• WHAT THIS TASK INVOLVES: Leaving the pictures aside, transcribe every line below exactly.
:: GIVEN MATERIAL ::
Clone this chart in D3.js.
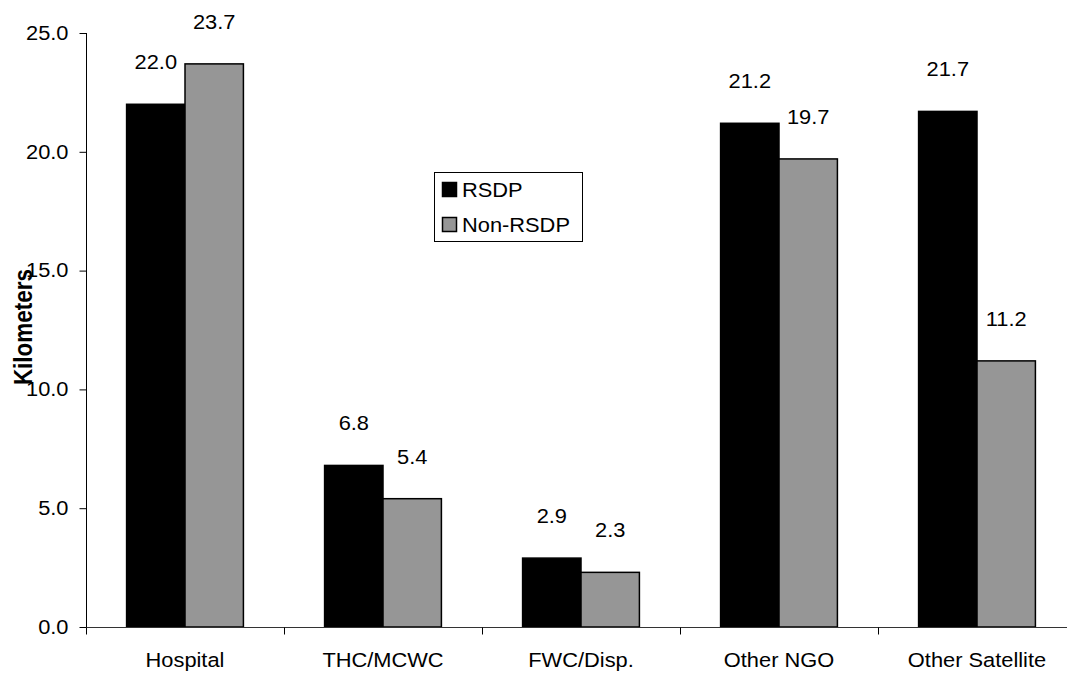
<!DOCTYPE html>
<html>
<head>
<meta charset="utf-8">
<script src="https://cdn.jsdelivr.net/npm/d3@7"></script>
<style>
  html, body { margin: 0; padding: 0; background: #fff; }
  svg { display: block; }
  text { font-family: "Liberation Sans", Arial, sans-serif; fill: #000; }
</style>
</head>
<body>
<svg id="chart" width="1067" height="677"></svg>
<script>
// Average distance to facility, by facility type
const categories = ["Hospital", "THC/MCWC", "FWC/Disp.", "Other NGO", "Other Satellite"];
const seriesNames = ["RSDP", "Non-RSDP"];
const rsdpValues = [22.0, 6.8, 2.9, 21.2, 21.7];
const nonRsdpValues = [23.7, 5.4, 2.3, 19.7, 11.2];
const yTicks = [0, 5, 10, 15, 20, 25];
const yTitle = "Kilometers";

const colors = { "RSDP": "#000000", "Non-RSDP": "#969696" };
const FS = 19.5;      // base font size
const SX = 1.12;      // horizontal text stretch

const rows = categories.map((c, i) => ({
  category: c,
  values: [
    { series: "RSDP", value: rsdpValues[i] },
    { series: "Non-RSDP", value: nonRsdpValues[i] }
  ]
}));

const svg = d3.select("#chart");
const plotLeft = 86, plotBottom = 627, plotTop = 33;
const bandW = 198;

const x0 = d3.scaleBand()
  .domain(categories)
  .range([plotLeft, plotLeft + bandW * categories.length])
  .padding(0);

const gap = x0.bandwidth() * 0.41;
const x1 = d3.scaleBand()
  .domain(seriesNames)
  .range([gap / 2, x0.bandwidth() - gap / 2])
  .padding(0);

const y = d3.scaleLinear().domain([0, 25]).range([plotBottom, plotTop]);

// Bars
const groups = svg.append("g").selectAll("g")
  .data(rows).join("g")
  .attr("transform", d => `translate(${x0(d.category)},0)`);

groups.selectAll("rect")
  .data(d => d.values).join("rect")
  .attr("x", d => x1(d.series))
  .attr("y", d => y(d.value))
  .attr("width", x1.bandwidth())
  .attr("height", d => y(0) - y(d.value))
  .attr("fill", d => colors[d.series])
  .attr("stroke", "#000")
  .attr("stroke-width", 1.5);

// Value labels
groups.selectAll("text.val")
  .data(d => d.values).join("text")
  .attr("class", "val")
  .attr("text-anchor", "middle")
  .attr("font-size", FS)
  .attr("transform", d => `translate(${x1(d.series) + x1.bandwidth() / 2},${y(d.value) - 35}) scale(${SX},1)`)
  .text(d => d.value.toFixed(1));

// Y axis
const yAxis = svg.append("g")
  .attr("transform", `translate(${plotLeft + 0.5},0)`)
  .call(d3.axisLeft(y).tickValues(yTicks).tickFormat(d3.format(".1f")).tickSize(7).tickPadding(11));
yAxis.select(".domain").attr("stroke", "#000").attr("d", `M0,${plotTop}V${plotBottom}`);
yAxis.selectAll(".tick line").attr("stroke", "#000");
yAxis.selectAll(".tick text")
  .attr("font-size", FS)
  .attr("font-family", "Liberation Sans, Arial, sans-serif")
  .attr("x", -18 / SX)
  .attr("transform", `scale(${SX},1)`);

// X axis: line, boundary ticks, centered labels
const xAxis = svg.append("g")
  .attr("transform", `translate(0,${plotBottom + 0.5})`)
  .call(d3.axisBottom(x0).tickSize(0).tickPadding(0));
xAxis.select(".domain").attr("stroke", "#333").attr("d", `M${plotLeft},0H${x0.range()[1]}`);
xAxis.selectAll(".tick text")
  .attr("font-size", FS)
  .attr("font-family", "Liberation Sans, Arial, sans-serif")
  .attr("y", 40).attr("dy", 0).attr("x", 0)
  .attr("transform", `scale(${SX},1)`);
const boundaries = categories.map(c => x0(c)).concat([x0.range()[1]]);
xAxis.selectAll("line.bnd")
  .data(boundaries).join("line")
  .attr("class", "bnd")
  .attr("x1", d => d + 0.5).attr("x2", d => d + 0.5)
  .attr("y1", 0).attr("y2", 7)
  .attr("stroke", "#000");

// Y axis title
svg.append("text")
  .attr("text-anchor", "middle")
  .attr("font-size", 22.5)
  .attr("font-weight", "bold")
  .attr("transform", `translate(32,327) scale(${SX},1) rotate(-90)`)
  .text(yTitle);

// Legend
const legend = svg.append("g");
legend.append("rect")
  .attr("x", 434.5).attr("y", 172.5)
  .attr("width", 148).attr("height", 69)
  .attr("fill", "#fff").attr("stroke", "#000").attr("stroke-width", 1);
seriesNames.forEach((s, i) => {
  const yy = 182 + i * 35;
  legend.append("rect")
    .attr("x", 442.5).attr("y", yy + 0.5)
    .attr("width", 14).attr("height", 14)
    .attr("fill", colors[s]).attr("stroke", "#000").attr("stroke-width", 1.5);
  legend.append("text")
    .attr("font-size", FS)
    .attr("transform", `translate(462,${yy + 15}) scale(${SX},1)`)
    .text(s);
});
</script>
</body>
</html>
:::
• SOLUTION FOR THIS EXERCISE:
Clone this chart in D3.js.
<!DOCTYPE html>
<html>
<head>
<meta charset="utf-8">
<script src="https://cdn.jsdelivr.net/npm/d3@7"></script>
<style>
  html, body { margin: 0; padding: 0; background: #fff; }
  svg { display: block; }
  text { font-family: "Liberation Sans", Arial, sans-serif; fill: #000; }
</style>
</head>
<body>
<svg id="chart" width="1067" height="677"></svg>
<script>
// Average distance to facility, by facility type
const categories = ["Hospital", "THC/MCWC", "FWC/Disp.", "Other NGO", "Other Satellite"];
const seriesNames = ["RSDP", "Non-RSDP"];
const rsdpValues = [22.0, 6.8, 2.9, 21.2, 21.7];
const nonRsdpValues = [23.7, 5.4, 2.3, 19.7, 11.2];
const yTicks = [0, 5, 10, 15, 20, 25];
const yTitle = "Kilometers";

const colors = { "RSDP": "#000000", "Non-RSDP": "#969696" };
const FS = 19.5;      // base font size
const SX = 1.12;      // horizontal text stretch

const rows = categories.map((c, i) => ({
  category: c,
  values: [
    { series: "RSDP", value: rsdpValues[i] },
    { series: "Non-RSDP", value: nonRsdpValues[i] }
  ]
}));

const svg = d3.select("#chart");
const plotLeft = 86, plotBottom = 627, plotTop = 33;
const bandW = 198;

const x0 = d3.scaleBand()
  .domain(categories)
  .range([plotLeft, plotLeft + bandW * categories.length])
  .padding(0);

const gap = x0.bandwidth() * 0.41;
const x1 = d3.scaleBand()
  .domain(seriesNames)
  .range([gap / 2, x0.bandwidth() - gap / 2])
  .padding(0);

const y = d3.scaleLinear().domain([0, 25]).range([plotBottom, plotTop]);

// Bars
const groups = svg.append("g").selectAll("g")
  .data(rows).join("g")
  .attr("transform", d => `translate(${x0(d.category)},0)`);

groups.selectAll("rect")
  .data(d => d.values).join("rect")
  .attr("x", d => x1(d.series))
  .attr("y", d => y(d.value))
  .attr("width", x1.bandwidth())
  .attr("height", d => y(0) - y(d.value))
  .attr("fill", d => colors[d.series])
  .attr("stroke", "#000")
  .attr("stroke-width", 1.5);

// Value labels
groups.selectAll("text.val")
  .data(d => d.values).join("text")
  .attr("class", "val")
  .attr("text-anchor", "middle")
  .attr("font-size", FS)
  .attr("transform", d => `translate(${x1(d.series) + x1.bandwidth() / 2},${y(d.value) - 35}) scale(${SX},1)`)
  .text(d => d.value.toFixed(1));

// Y axis
const yAxis = svg.append("g")
  .attr("transform", `translate(${plotLeft + 0.5},0)`)
  .call(d3.axisLeft(y).tickValues(yTicks).tickFormat(d3.format(".1f")).tickSize(7).tickPadding(11));
yAxis.select(".domain").attr("stroke", "#000").attr("d", `M0,${plotTop}V${plotBottom}`);
yAxis.selectAll(".tick line").attr("stroke", "#000");
yAxis.selectAll(".tick text")
  .attr("font-size", FS)
  .attr("font-family", "Liberation Sans, Arial, sans-serif")
  .attr("x", -18 / SX)
  .attr("transform", `scale(${SX},1)`);

// X axis: line, boundary ticks, centered labels
const xAxis = svg.append("g")
  .attr("transform", `translate(0,${plotBottom + 0.5})`)
  .call(d3.axisBottom(x0).tickSize(0).tickPadding(0));
xAxis.select(".domain").attr("stroke", "#333").attr("d", `M${plotLeft},0H${x0.range()[1]}`);
xAxis.selectAll(".tick text")
  .attr("font-size", FS)
  .attr("font-family", "Liberation Sans, Arial, sans-serif")
  .attr("y", 40).attr("dy", 0).attr("x", 0)
  .attr("transform", `scale(${SX},1)`);
const boundaries = categories.map(c => x0(c)).concat([x0.range()[1]]);
xAxis.selectAll("line.bnd")
  .data(boundaries).join("line")
  .attr("class", "bnd")
  .attr("x1", d => d + 0.5).attr("x2", d => d + 0.5)
  .attr("y1", 0).attr("y2", 7)
  .attr("stroke", "#000");

// Y axis title
svg.append("text")
  .attr("text-anchor", "middle")
  .attr("font-size", 22.5)
  .attr("font-weight", "bold")
  .attr("transform", `translate(32,327) scale(${SX},1) rotate(-90)`)
  .text(yTitle);

// Legend
const legend = svg.append("g");
legend.append("rect")
  .attr("x", 434.5).attr("y", 172.5)
  .attr("width", 148).attr("height", 69)
  .attr("fill", "#fff").attr("stroke", "#000").attr("stroke-width", 1);
seriesNames.forEach((s, i) => {
  const yy = 182 + i * 35;
  legend.append("rect")
    .attr("x", 442.5).attr("y", yy + 0.5)
    .attr("width", 14).attr("height", 14)
    .attr("fill", colors[s]).attr("stroke", "#000").attr("stroke-width", 1.5);
  legend.append("text")
    .attr("font-size", FS)
    .attr("transform", `translate(462,${yy + 15}) scale(${SX},1)`)
    .text(s);
});
</script>
</body>
</html>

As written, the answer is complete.